Afinal, não podemos simplesmente voltar aos sistemas que deram origem à atual crise. Precisamos reconstruir melhor com sociedades e economias mais sustentáveis, inclusivas e com igualdade de gênero. Ao fazer isso, precisamos reimaginar a maneira como as nações cooperam. O multilateralismo de hoje carece de escala, ambição e dentes - e alguns dos instrumentos que possuem dentes mostram pouco ou nenhum apetite para morder, como vimos nas dificuldades enfrentadas pelo Conselho de Segurança. Precisamos de um multilateralismo em rede, no qual as Nações Unidas e suas agências, o Banco Mundial e o Fundo Monetário Internacional, organizações regionais como a União Africana e a União Européia, organizações comerciais e outras trabalhem juntas de maneira mais próxima e eficaz.
Também precisamos de um multilateralismo mais inclusivo. Hoje, os governos estão longe de ser os únicos atores em termos de política e poder. A sociedade civil, a comunidade empresarial, as autoridades locais, as cidades e os governos regionais estão assumindo cada vez mais papéis de liderança no mundo de hoje. Isso, por sua vez, ajudará a levar a um multilateralismo eficaz com os mecanismos necessários para fazer com que a governança global funcione onde for necessário.

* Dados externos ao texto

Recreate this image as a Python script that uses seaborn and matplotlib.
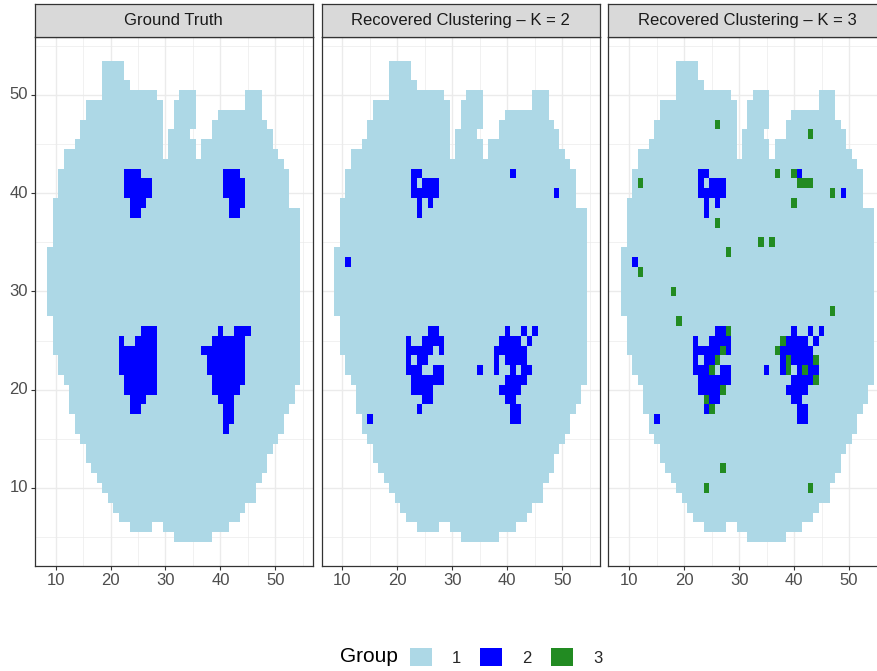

# Brain clustering tiles: ground truth vs recovered clusterings (K = 2, K = 3).

import matplotlib
matplotlib.use("Agg")
import matplotlib.pyplot as plt
from matplotlib.colors import ListedColormap
from matplotlib.patches import Patch
import seaborn as sns
import pandas as pd

# Brain mask: for each row y, the x segments (from, to) that are inside.
mask_y = [53, 52, 51, 50, 49, 48, 47, 46, 45, 44, 43, 42, 41, 40, 39,
          38, 37, 36, 35, 34, 33, 32, 31, 30, 29, 28, 27, 26, 25, 24,
          23, 22, 21, 20, 19, 18, 17, 16, 15, 14, 13, 12, 11, 10, 9,
          8, 7, 6, 5]
mask_segments = [
    [(19, 22)], [(19, 22)], [(19, 23)],
    [(19, 28), (33, 35), (45, 47)],
    [(16, 29), (32, 35), (45, 47)],
    [(16, 29), (32, 35), (40, 47)],
    [(15, 29), (32, 35), (39, 48)],
    [(15, 29), (31, 34), (39, 49)],
    [(14, 29), (31, 35), (37, 49)],
    [(12, 29), (31, 35), (37, 50)],
    [(12, 51)], [(11, 52)], [(11, 52)], [(11, 52)], [(10, 52)],
    [(10, 54)], [(10, 54)], [(10, 54)], [(10, 54)],
    [(9, 54)], [(9, 54)], [(9, 54)], [(9, 54)], [(9, 54)], [(9, 54)], [(9, 54)],
    [(10, 54)], [(10, 54)], [(10, 54)], [(10, 54)],
    [(11, 54)], [(11, 54)], [(12, 54)], [(13, 53)], [(13, 53)], [(13, 52)],
    [(14, 51)], [(14, 51)], [(15, 50)], [(16, 49)], [(16, 48)], [(17, 48)],
    [(18, 47)], [(19, 46)], [(20, 46)], [(21, 44)], [(22, 43)],
    [(24, 27), (30, 41)], [(32, 38)],
]

# Cells of group 2 / group 3 as (y, x_from, x_to).
truth_blue = [
    (42, 23, 25), (41, 23, 27), (40, 23, 27), (39, 24, 26), (38, 24, 25),
    (42, 41, 43), (41, 41, 44), (40, 41, 44), (39, 42, 44), (38, 42, 43),
    (26, 26, 28), (25, 22, 22), (25, 25, 28), (24, 22, 28), (23, 22, 28),
    (22, 22, 28), (21, 23, 28), (20, 23, 28), (19, 24, 26), (18, 24, 25),
    (26, 40, 40), (26, 43, 45), (25, 39, 44), (24, 37, 44), (23, 38, 44),
    (22, 38, 44), (21, 39, 44), (20, 39, 43), (19, 40, 42), (18, 41, 42),
    (17, 41, 42), (16, 41, 41),
]
recovered_blue = [
    (42, 23, 24), (41, 23, 23), (41, 25, 27), (40, 23, 27), (39, 24, 24),
    (39, 26, 26), (38, 24, 24), (42, 41, 41), (40, 49, 49), (33, 11, 11),
    (17, 15, 15),
    (26, 26, 27), (25, 22, 22), (25, 25, 28), (24, 22, 26), (24, 28, 28),
    (23, 22, 22), (23, 24, 25), (22, 22, 24), (22, 27, 28), (21, 23, 28),
    (20, 23, 26), (19, 25, 26), (18, 24, 24),
    (26, 40, 40), (26, 43, 43), (26, 45, 45), (25, 39, 42), (25, 44, 44),
    (24, 38, 43), (23, 38, 38), (23, 40, 43), (22, 35, 35), (22, 38, 38),
    (22, 41, 41), (22, 43, 44), (21, 40, 43), (20, 39, 42), (19, 40, 41),
    (18, 41, 42), (17, 41, 42),
]
k3_green = [
    (47, 26, 26), (46, 43, 43), (42, 37, 37), (42, 40, 40), (41, 12, 12),
    (41, 41, 43), (40, 47, 47), (39, 40, 40), (37, 26, 26), (35, 34, 34),
    (35, 36, 36), (34, 28, 28), (32, 12, 12), (30, 18, 18), (28, 47, 47),
    (27, 19, 19), (26, 28, 28), (25, 38, 38), (24, 27, 27), (24, 37, 37),
    (23, 26, 26), (23, 39, 39), (23, 44, 44), (22, 25, 25), (22, 39, 39),
    (22, 42, 42), (21, 44, 44), (20, 27, 27), (19, 24, 24), (18, 25, 25),
    (12, 27, 27), (10, 24, 24), (10, 43, 43),
]

panel_titles = ["Ground Truth", "Recovered Clustering \u2013 K = 2",
                "Recovered Clustering \u2013 K = 3"]
group_labels = ["1", "2", "3"]
group_colors = ["#ADD8E6", "#0000FF", "#228B22"]

x_ticks = [10, 20, 30, 40, 50]
y_ticks = [10, 20, 30, 40, 50]


def build_grid(overlays):
    cells = {}
    for y, segs in zip(mask_y, mask_segments):
        for a, b in segs:
            for x in range(a, b + 1):
                cells[(x, y)] = 1
    for code, rows in overlays:
        for y, a, b in rows:
            for x in range(a, b + 1):
                cells[(x, y)] = code
    df = pd.DataFrame([(x, y, g) for (x, y), g in cells.items()],
                      columns=["x", "y", "group"])
    grid = df.pivot(index="y", columns="x", values="group")
    grid = grid.reindex(index=range(5, 54), columns=range(9, 55))
    return grid


grids = [
    build_grid([(2, truth_blue)]),
    build_grid([(2, recovered_blue)]),
    build_grid([(2, recovered_blue), (3, k3_green)]),
]

sns.set_style("white")
plt.rcParams['font.family'] = ['Liberation Sans', 'DejaVu Sans']

W, H = 878, 671
fig = plt.figure(figsize=(W / 100, H / 100), dpi=100)
cmap = ListedColormap(group_colors)

panel_lefts = [34.7, 321.6, 608.5]
panel_w = 278.0
panel_top, panel_bot = 36.5, 566.1
x_lo, x_hi = 6.2, 56.8
y_lo, y_hi = 2.05, 55.95

for i, (grid, title) in enumerate(zip(grids, panel_titles)):
    left = panel_lefts[i]
    ax = fig.add_axes([left / W, 1 - panel_bot / H, panel_w / W,
                       (panel_bot - panel_top) / H])
    sns.heatmap(grid, ax=ax, cmap=cmap, vmin=0.5, vmax=3.5, cbar=False,
                linewidths=0)
    # heatmap column 0 is x = 9, row 0 is y = 5
    ax.set_xticks([v - 8.5 for v in x_ticks])
    ax.set_xticklabels([str(v) for v in x_ticks], rotation=0)
    ax.set_yticks([v - 4.5 for v in y_ticks])
    ax.set_yticklabels([str(v) for v in y_ticks], rotation=0)
    ax.set_xticks([v - 8.5 for v in (15, 25, 35, 45, 55)], minor=True)
    ax.set_yticks([v - 4.5 for v in (5, 15, 25, 35, 45, 55)], minor=True)
    ax.set_xlim(x_lo - 8.5, x_hi - 8.5)
    ax.set_ylim(y_lo - 4.5, y_hi - 4.5)
    ax.set_xlabel("")
    ax.set_ylabel("")
    ax.set_facecolor("white")
    ax.set_axisbelow(True)
    ax.grid(True, which="major", color="#EBEBEB", linewidth=1.0)
    ax.grid(True, which="minor", color="#EBEBEB", linewidth=0.5)
    ax.tick_params(which="minor", length=0)
    ax.tick_params(which="major", length=3, width=0.8, color="#333333",
                   labelsize=12, labelcolor="#4D4D4D", pad=2)
    for s in ax.spines.values():
        s.set_visible(True)
        s.set_color("#333333")
        s.set_linewidth(0.9)
    if i > 0:
        ax.tick_params(axis="y", left=False, labelleft=False)
    else:
        ax.tick_params(axis="y", left=True, labelleft=True)
    ax.tick_params(axis="x", bottom=True, labelbottom=True)

    # facet strip
    sax = fig.add_axes([left / W, 1 - panel_top / H, panel_w / W,
                        (panel_top - 4.3) / H])
    sax.set_facecolor("#D9D9D9")
    sax.set_xticks([])
    sax.set_yticks([])
    for s in sax.spines.values():
        s.set_color("#333333")
        s.set_linewidth(0.9)
    sax.text(0.5, 0.5, title, ha="center", va="center", fontsize=12,
             color="#1A1A1A", transform=sax.transAxes)

# legend
fig.text(340 / W, 1 - 657 / H, "Group", fontsize=15, color="black",
         ha="left", va="center")
handles = [Patch(facecolor=c, edgecolor="none") for c in group_colors]
fig.legend(handles, group_labels, loc="center left",
           bbox_to_anchor=(410 / W, 1 - 657 / H), ncol=3, frameon=False,
           fontsize=12, handlelength=1.32, handleheight=1.32,
           handletextpad=1.2, columnspacing=1.15, borderpad=0,
           borderaxespad=0)

fig.savefig("out.png", dpi=100)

Um novo multilateralismo eficaz, em rede, inclusivo e eficaz, com base nos valores duradouros da Carta das Nações Unidas, poderia nos tirar do nosso estado de sonâmbulo e parar o deslizamento em direção a perigos cada vez maiores. Os líderes políticos em todo o mundo precisam atender a esse chamado de alerta e se unir para enfrentar as fragilidades do mundo, fortalecer nossa capacidade de governança global, dar dentes a instituições multilaterais e aproveitar o poder da unidade e solidariedade para superar o maior teste de nossos tempos.